[Work to do] Among the entries below, which lines run from the line with "Give me the" through the line with "String(i + 1));"? Retype those, both ends included, exactly and without pictures.

[Material to process]
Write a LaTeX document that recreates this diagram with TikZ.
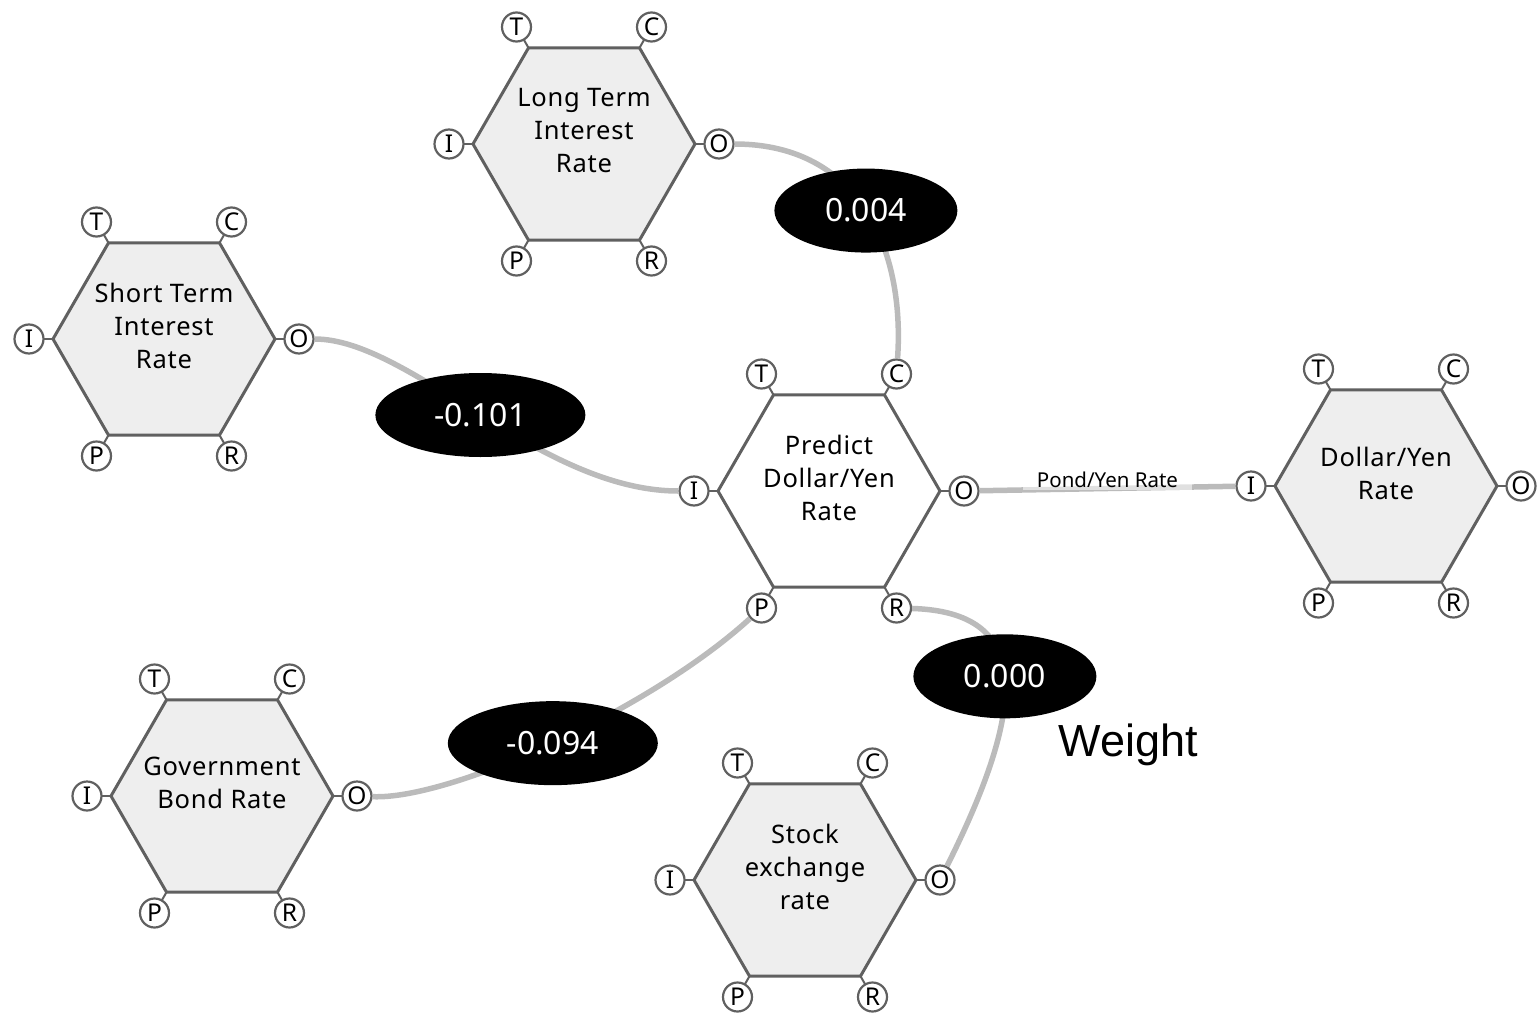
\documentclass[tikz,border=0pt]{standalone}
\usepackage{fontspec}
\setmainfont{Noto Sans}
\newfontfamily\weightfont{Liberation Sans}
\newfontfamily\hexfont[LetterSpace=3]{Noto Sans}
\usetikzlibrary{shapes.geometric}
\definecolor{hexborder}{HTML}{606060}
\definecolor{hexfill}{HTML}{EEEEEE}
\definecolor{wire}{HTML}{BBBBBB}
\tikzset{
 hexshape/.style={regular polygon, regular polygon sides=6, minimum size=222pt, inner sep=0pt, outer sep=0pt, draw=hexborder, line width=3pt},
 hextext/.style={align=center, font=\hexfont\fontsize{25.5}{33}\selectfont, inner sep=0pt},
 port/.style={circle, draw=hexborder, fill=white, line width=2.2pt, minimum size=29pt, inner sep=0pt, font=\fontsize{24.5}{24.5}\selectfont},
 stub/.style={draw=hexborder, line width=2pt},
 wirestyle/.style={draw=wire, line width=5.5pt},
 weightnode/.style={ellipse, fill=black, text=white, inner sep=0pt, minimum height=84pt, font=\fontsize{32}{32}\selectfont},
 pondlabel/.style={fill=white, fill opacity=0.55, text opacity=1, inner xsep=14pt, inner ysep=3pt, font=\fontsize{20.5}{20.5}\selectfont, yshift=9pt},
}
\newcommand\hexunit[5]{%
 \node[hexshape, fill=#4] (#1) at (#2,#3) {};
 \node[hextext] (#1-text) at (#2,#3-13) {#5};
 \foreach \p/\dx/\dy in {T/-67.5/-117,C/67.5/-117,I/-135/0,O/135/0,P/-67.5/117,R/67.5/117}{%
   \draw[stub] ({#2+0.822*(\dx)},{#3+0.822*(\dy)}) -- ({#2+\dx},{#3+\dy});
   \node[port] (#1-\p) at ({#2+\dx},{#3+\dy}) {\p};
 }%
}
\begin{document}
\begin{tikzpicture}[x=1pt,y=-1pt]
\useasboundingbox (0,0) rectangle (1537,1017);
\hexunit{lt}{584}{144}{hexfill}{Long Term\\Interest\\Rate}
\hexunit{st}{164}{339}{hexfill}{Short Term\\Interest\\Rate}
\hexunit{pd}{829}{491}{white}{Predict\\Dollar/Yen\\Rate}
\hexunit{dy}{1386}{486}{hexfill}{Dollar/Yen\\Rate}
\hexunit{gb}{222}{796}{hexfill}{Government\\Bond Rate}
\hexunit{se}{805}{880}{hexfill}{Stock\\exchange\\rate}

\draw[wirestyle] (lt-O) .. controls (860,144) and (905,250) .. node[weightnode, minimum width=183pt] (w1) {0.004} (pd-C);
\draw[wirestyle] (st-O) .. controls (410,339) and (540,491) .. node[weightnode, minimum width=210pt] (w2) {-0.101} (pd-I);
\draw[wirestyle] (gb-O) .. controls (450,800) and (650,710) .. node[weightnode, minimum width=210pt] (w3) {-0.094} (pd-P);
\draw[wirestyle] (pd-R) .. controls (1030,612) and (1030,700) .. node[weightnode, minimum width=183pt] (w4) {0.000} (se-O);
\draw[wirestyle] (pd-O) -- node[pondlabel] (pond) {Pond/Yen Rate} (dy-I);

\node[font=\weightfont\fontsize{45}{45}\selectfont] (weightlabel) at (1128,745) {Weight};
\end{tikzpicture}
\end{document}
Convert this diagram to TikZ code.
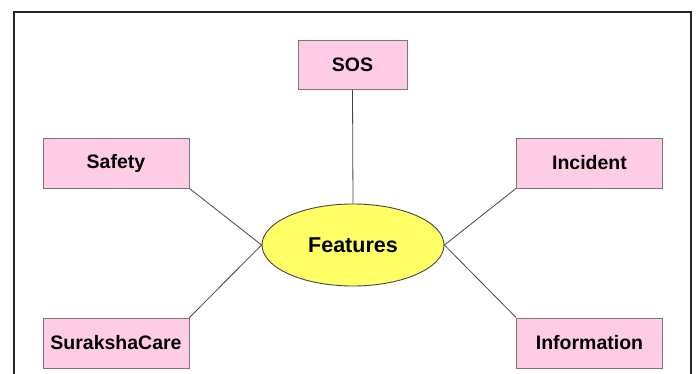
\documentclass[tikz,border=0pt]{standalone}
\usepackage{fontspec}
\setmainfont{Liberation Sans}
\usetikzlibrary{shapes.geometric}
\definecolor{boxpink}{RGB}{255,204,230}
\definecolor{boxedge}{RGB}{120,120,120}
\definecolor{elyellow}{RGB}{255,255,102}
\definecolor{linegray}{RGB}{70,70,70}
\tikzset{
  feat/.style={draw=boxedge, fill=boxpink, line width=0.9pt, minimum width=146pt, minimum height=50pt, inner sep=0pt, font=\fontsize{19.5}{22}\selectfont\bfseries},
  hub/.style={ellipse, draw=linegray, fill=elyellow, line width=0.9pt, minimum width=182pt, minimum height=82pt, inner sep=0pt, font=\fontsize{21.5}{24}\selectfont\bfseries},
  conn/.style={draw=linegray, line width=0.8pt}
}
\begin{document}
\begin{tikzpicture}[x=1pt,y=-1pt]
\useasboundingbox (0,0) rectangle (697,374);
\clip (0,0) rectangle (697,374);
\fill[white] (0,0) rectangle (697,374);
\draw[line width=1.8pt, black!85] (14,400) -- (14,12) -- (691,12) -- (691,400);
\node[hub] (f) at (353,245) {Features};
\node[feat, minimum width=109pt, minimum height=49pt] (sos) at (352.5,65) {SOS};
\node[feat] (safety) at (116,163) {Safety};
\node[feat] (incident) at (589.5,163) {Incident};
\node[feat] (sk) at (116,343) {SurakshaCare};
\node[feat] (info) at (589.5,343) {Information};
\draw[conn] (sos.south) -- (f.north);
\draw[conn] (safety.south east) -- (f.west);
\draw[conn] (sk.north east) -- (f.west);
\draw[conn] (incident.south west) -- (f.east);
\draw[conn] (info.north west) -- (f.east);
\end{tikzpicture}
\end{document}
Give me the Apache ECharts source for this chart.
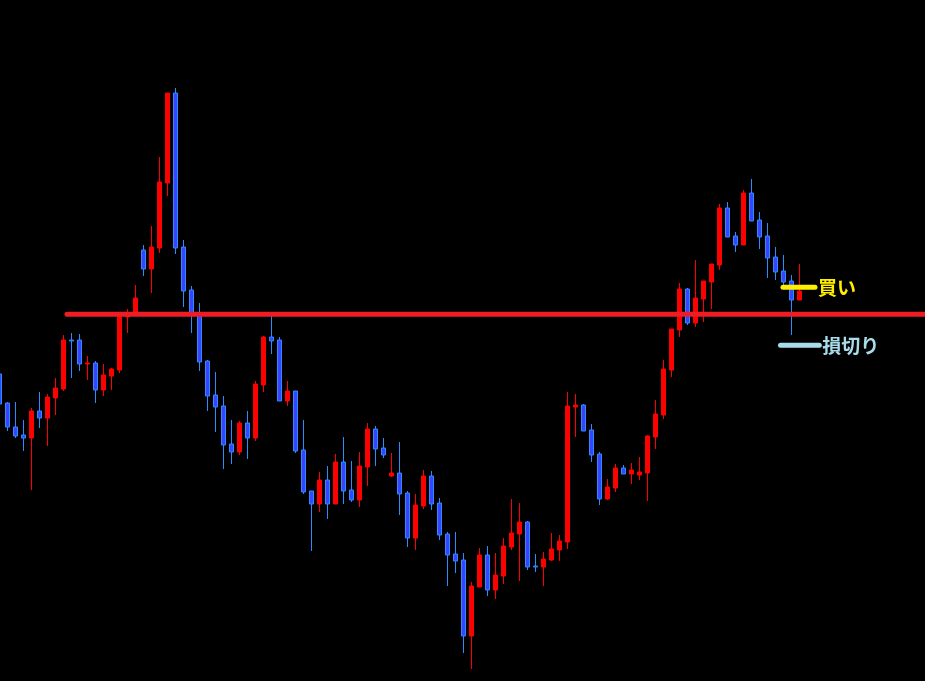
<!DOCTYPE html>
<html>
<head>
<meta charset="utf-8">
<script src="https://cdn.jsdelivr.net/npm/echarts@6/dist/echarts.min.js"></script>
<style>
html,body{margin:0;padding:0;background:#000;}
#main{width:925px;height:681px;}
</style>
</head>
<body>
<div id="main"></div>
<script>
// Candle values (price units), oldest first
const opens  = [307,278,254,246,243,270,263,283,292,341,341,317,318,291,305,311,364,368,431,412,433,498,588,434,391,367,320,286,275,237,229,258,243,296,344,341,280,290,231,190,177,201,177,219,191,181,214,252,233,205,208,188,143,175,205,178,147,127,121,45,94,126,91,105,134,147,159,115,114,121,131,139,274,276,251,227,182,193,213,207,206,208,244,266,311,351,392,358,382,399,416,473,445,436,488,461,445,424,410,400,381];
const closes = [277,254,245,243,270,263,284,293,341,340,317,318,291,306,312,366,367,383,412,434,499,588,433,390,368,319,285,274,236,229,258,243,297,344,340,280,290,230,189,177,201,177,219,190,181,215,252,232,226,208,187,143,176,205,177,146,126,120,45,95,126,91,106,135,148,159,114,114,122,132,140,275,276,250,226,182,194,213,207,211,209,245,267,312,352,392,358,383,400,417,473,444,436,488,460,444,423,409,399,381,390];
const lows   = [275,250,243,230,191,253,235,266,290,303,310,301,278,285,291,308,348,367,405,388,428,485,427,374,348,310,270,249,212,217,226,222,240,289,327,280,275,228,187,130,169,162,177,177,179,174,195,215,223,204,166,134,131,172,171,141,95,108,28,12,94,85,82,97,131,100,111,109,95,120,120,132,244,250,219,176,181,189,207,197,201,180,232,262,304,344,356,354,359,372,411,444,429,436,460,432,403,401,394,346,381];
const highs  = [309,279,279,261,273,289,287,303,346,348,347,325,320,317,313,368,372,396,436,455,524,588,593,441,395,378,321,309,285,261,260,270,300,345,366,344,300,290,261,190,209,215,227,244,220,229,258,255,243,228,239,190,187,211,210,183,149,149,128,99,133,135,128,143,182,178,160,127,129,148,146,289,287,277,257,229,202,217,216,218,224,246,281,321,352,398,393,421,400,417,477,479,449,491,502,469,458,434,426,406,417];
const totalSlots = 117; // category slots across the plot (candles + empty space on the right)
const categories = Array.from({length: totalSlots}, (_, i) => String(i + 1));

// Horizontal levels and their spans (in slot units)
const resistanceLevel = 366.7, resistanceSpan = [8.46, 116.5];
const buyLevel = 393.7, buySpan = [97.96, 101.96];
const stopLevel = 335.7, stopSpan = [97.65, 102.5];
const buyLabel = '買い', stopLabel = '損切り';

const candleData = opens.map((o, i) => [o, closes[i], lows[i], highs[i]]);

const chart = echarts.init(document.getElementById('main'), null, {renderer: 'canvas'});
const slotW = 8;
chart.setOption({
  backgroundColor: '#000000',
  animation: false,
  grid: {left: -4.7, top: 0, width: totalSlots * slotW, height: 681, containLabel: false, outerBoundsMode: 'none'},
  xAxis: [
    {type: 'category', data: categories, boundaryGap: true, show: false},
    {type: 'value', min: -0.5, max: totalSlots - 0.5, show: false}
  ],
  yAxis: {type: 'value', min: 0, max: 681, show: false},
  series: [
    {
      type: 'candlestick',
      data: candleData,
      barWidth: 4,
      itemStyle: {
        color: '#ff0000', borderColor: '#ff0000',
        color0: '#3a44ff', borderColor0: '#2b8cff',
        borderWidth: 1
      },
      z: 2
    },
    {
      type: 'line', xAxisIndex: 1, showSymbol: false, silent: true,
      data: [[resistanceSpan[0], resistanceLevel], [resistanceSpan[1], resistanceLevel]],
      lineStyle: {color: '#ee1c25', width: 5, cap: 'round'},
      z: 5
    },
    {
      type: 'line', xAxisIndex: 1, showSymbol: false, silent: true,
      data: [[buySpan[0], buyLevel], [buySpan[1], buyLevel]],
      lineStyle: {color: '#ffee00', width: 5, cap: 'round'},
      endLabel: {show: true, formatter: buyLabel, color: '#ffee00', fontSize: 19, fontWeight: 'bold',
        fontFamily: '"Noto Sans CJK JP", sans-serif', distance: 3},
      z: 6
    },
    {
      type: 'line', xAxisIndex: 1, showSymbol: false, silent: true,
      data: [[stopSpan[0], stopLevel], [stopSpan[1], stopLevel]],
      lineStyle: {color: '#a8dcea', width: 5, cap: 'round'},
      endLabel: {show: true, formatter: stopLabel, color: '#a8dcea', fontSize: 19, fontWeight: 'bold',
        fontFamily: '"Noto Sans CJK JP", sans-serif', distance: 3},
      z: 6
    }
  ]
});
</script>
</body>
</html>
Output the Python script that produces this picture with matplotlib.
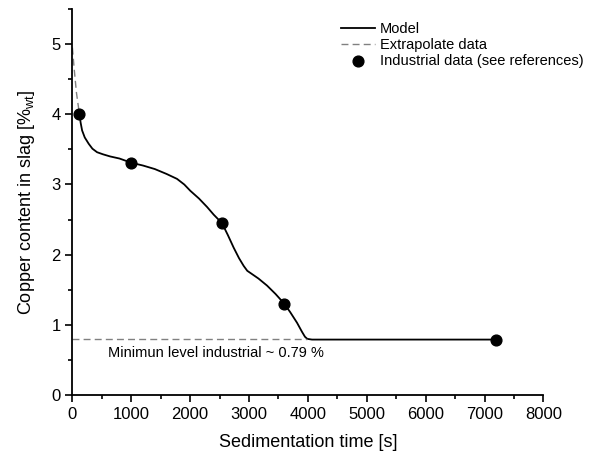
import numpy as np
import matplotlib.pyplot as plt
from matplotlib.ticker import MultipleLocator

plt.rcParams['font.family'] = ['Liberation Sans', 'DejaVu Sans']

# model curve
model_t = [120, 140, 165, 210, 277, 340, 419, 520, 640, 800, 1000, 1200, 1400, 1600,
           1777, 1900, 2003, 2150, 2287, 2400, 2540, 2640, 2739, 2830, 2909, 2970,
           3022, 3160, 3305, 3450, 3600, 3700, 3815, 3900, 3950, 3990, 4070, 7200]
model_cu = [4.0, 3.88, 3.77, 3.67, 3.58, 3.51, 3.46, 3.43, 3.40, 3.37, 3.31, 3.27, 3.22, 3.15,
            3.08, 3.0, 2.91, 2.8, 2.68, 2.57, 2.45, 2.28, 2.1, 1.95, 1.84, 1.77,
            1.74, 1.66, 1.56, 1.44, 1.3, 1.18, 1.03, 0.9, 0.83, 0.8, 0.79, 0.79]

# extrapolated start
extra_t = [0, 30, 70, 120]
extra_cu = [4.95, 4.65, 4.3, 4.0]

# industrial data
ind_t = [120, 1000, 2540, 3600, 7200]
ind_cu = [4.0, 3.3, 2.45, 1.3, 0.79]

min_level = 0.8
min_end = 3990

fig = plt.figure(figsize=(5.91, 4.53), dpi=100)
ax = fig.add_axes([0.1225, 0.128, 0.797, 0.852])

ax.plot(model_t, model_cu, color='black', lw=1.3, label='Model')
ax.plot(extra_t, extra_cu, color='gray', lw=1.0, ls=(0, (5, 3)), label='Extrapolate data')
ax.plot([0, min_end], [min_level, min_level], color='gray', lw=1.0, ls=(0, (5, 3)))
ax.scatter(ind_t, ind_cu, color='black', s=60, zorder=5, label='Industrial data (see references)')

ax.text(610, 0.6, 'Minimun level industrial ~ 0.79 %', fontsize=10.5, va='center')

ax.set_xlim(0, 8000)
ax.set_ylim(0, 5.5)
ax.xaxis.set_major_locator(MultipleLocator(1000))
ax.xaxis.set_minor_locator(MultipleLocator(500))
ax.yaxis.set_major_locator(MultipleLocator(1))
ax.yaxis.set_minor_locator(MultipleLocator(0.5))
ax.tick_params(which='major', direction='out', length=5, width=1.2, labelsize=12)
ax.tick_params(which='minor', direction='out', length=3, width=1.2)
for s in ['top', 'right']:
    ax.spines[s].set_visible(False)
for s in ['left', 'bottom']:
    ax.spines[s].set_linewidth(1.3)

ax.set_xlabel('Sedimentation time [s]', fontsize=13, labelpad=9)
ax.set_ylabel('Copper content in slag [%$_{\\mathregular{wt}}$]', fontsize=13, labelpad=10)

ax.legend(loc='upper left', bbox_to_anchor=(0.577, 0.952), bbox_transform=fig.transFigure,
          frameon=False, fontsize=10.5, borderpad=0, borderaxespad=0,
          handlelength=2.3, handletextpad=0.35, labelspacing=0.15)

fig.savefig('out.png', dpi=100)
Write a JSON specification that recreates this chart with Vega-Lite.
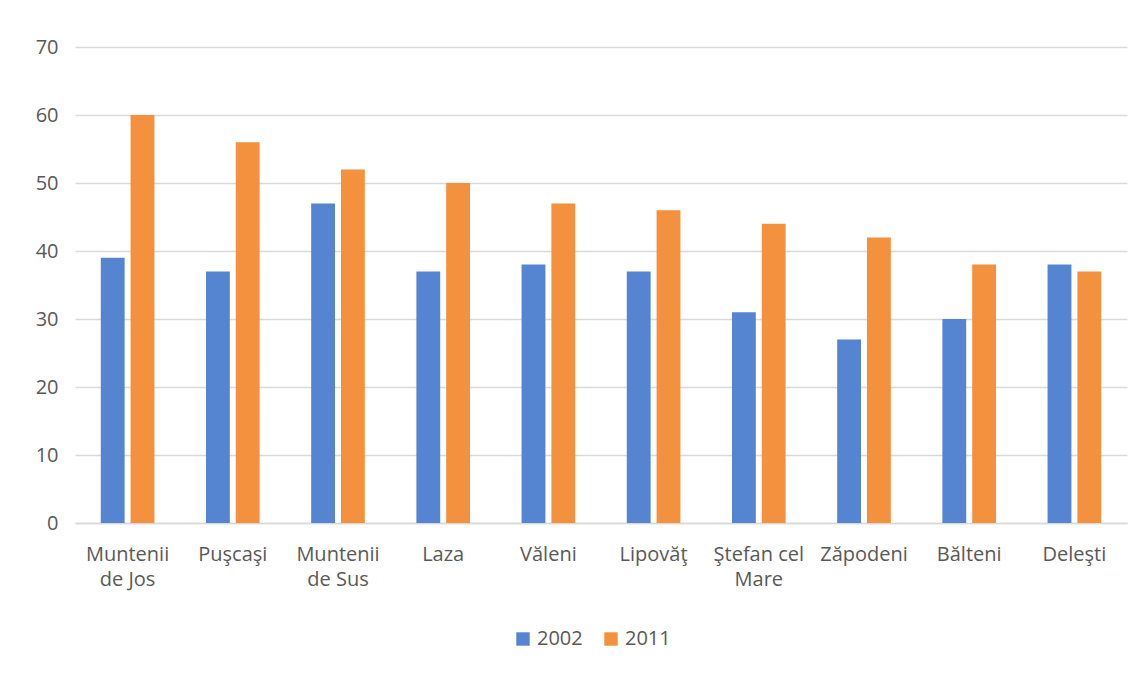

[Exercise result]
Give me the Apache ECharts source for this chart.
<!DOCTYPE html>
<html>
<head>
<meta charset="utf-8">
<script src="https://cdn.jsdelivr.net/npm/echarts@6/dist/echarts.min.js"></script>
<style>
html,body{margin:0;padding:0;background:#000;}
#main{width:925px;height:681px;}
</style>
</head>
<body>
<div id="main"></div>
<script>
// Candle values (price units), oldest first
const opens  = [307,278,254,246,243,270,263,283,292,341,341,317,318,291,305,311,364,368,431,412,433,498,588,434,391,367,320,286,275,237,229,258,243,296,344,341,280,290,231,190,177,201,177,219,191,181,214,252,233,205,208,188,143,175,205,178,147,127,121,45,94,126,91,105,134,147,159,115,114,121,131,139,274,276,251,227,182,193,213,207,206,208,244,266,311,351,392,358,382,399,416,473,445,436,488,461,445,424,410,400,381];
const closes = [277,254,245,243,270,263,284,293,341,340,317,318,291,306,312,366,367,383,412,434,499,588,433,390,368,319,285,274,236,229,258,243,297,344,340,280,290,230,189,177,201,177,219,190,181,215,252,232,226,208,187,143,176,205,177,146,126,120,45,95,126,91,106,135,148,159,114,114,122,132,140,275,276,250,226,182,194,213,207,211,209,245,267,312,352,392,358,383,400,417,473,444,436,488,460,444,423,409,399,381,390];
const lows   = [275,250,243,230,191,253,235,266,290,303,310,301,278,285,291,308,348,367,405,388,428,485,427,374,348,310,270,249,212,217,226,222,240,289,327,280,275,228,187,130,169,162,177,177,179,174,195,215,223,204,166,134,131,172,171,141,95,108,28,12,94,85,82,97,131,100,111,109,95,120,120,132,244,250,219,176,181,189,207,197,201,180,232,262,304,344,356,354,359,372,411,444,429,436,460,432,403,401,394,346,381];
const highs  = [309,279,279,261,273,289,287,303,346,348,347,325,320,317,313,368,372,396,436,455,524,588,593,441,395,378,321,309,285,261,260,270,300,345,366,344,300,290,261,190,209,215,227,244,220,229,258,255,243,228,239,190,187,211,210,183,149,149,128,99,133,135,128,143,182,178,160,127,129,148,146,289,287,277,257,229,202,217,216,218,224,246,281,321,352,398,393,421,400,417,477,479,449,491,502,469,458,434,426,406,417];
const totalSlots = 117; // category slots across the plot (candles + empty space on the right)
const categories = Array.from({length: totalSlots}, (_, i) => String(i + 1));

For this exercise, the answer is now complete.